I agree there’s heck lot of discrimination against women. And also that there are people who take the ‘women-are-not-pure’ piece of crap thing too far, like a godman who once cursed a little girl who happened to touch his feet. But hell, the temple has some rules. The basis behind which most people are not well-versed with. These protestors are so very ignorant that they oppose something they don’t know much about, without even bothering to understand it.
This incident reminded me of another at the Bangalore Club a few years back. This Club is, I guess, slightly exclusivist or something like that, and has a huge Raj hangover. It has a formals-only dress code, I suppose, for one Bangalore University professor or some intellectual big-shot in Bangalore happened to be denied entry when he tried to attend some event there in a dhoti.
This guy went to the media and made a big hoo-haa out of it. And how! “This attire is fine enough for me to give a lecture at <wow-sounding phoren university name>, but is inappropriate for the Bangalore club!”
That really had people reeling. The media lapped it all up: the topic for People Power segment in the Sunday paper was ‘Do we still need to stick with Raj rules’ [or something to that effect, I don’t recall it too well].
What people forgot is that the rules have been framed with specific objectives [in the case of Bangalore Club, was it ‘Locals keep out’?]in mind. Which most people stay ignorant of. There may be a thousand and one situations where the rule might not be appropriate, but they are insufficient for the million more situations which can get out of hand if not for these rules.

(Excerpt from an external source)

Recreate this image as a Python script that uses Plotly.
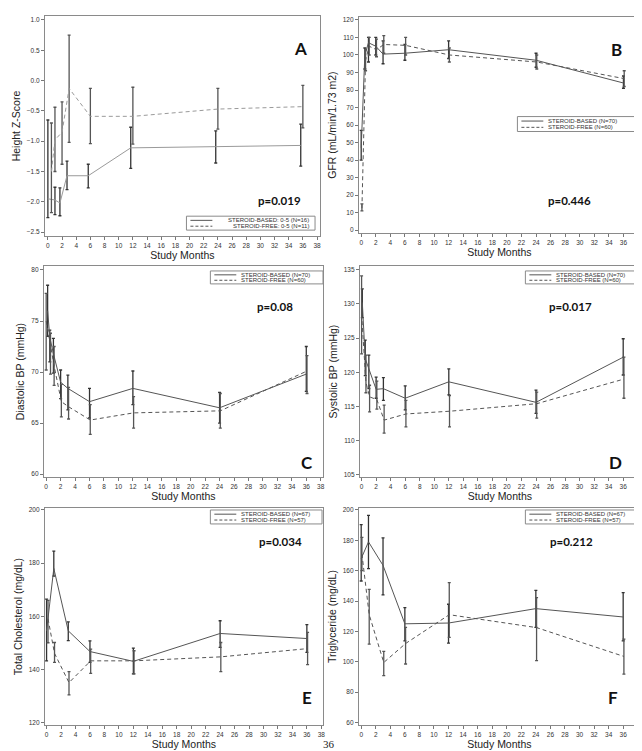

‘Rules are meant to be broken’ sounds great on TV and in the movies and from Roark, but doesn’t hold well for a society that’s striving to achieve high standards of discipline and tolerance. If the rules seem to have gotten obsolete, it’s time to give them a rethink. Arbitrary breaking of rules may be done to cause an effect to sensationalize that the rule might have become obsolete, but isn’t the right way to go at all. There are better ways to go about changing the rules, and there needs to be a good system to do THAT, if there isn’t already.
‘Coz breaking the rules shouldn’t become the rule.
Talking of rules, just another week until I get back to that curfew’d hostel where girls are prohibited from wandering around after 9 PM. No, I wouldn’t dream of breaking that one, it’s for my own protection – At exactly 8:59:59 PM everyday, the campus turns unsafe for girls – So unsafe that the Watch-n-Ward officer, the entire security force of the college, S’kal Police, the Deans, the Professors, Assistant Professors, Lecturers, Wardens and entire student population are powerless enough to be unable to defend us against the Force of Evil that emerges just to harm us four hundred or so girls.